Working backward, if ImapRegistry receives #add, it stores account_info and gives that to ImapMaintainer which creates the connection, and timers ( but it forgets account_info and only creates the connection and timer(s) or just creates the connection and lets one big timer maintain the connection with @worker which is a pool. ImapMaintainer inevitably hits a timer, so at the start and end of its timer it can check its connection. If the connection is gone for some reason, it can recreate it with @registry.get information. Within its timer prompted task, it can run @worker.poll or @worker.alive.

This illustrates the above requirements, showing how the initializers would put together the actor system, and has an incomplete skeleton of methods mentioned.

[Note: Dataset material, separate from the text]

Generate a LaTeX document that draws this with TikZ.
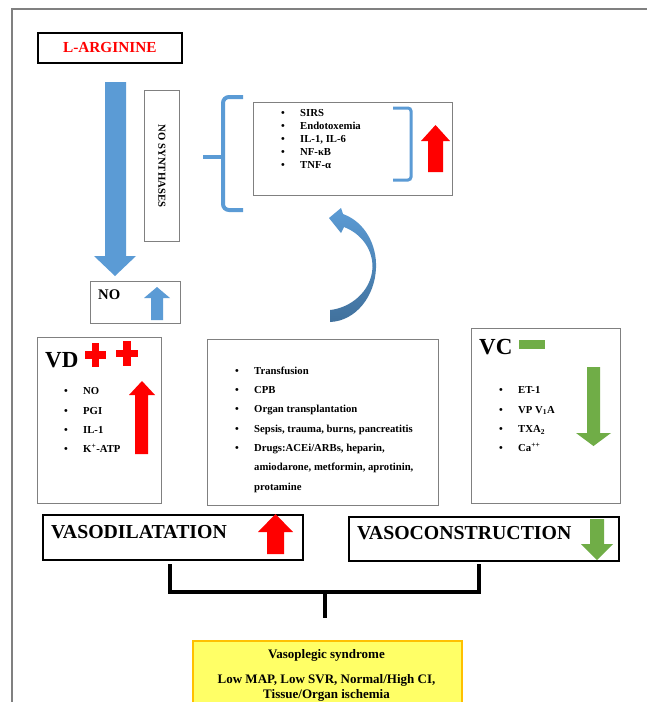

 WORKERS = 9 #de arbitrarily chosen

 class ImapRegistry
     include Celluloid

     def initialize
         @maintainer = ImapMaintainer.supervise
         @credentials = {}
     end

     def add( account_info )
         ...
     end

     def get( id )
         ...
     end

     def remove( id )
         ...
     end
 end

 class ImapMaintainer
     include Celluloid

     def initialize
         @worker = ImapWorker.pool size: WORKERS
         @connections = {}
     end

     def add( id, credential )
         ...
     end

     def remove( id )
         ...
     end

     #de These exist if there is one big timer:
     def polling
         ...
     end

     def keepalive
         ...
     end
 end

 class ImapWorker
     include Celluloid

     def initialize
         #de Nothing needed.
     end

     def poll( connection )
         ...
     end

     def touch( connection )
         ...
     end
 end

 registry = ImapRegistry.supervise

I love Celluloid and hope you have a lot of success with it. Please ask if you want anything clarified, but this at least is another strategy for you to consider.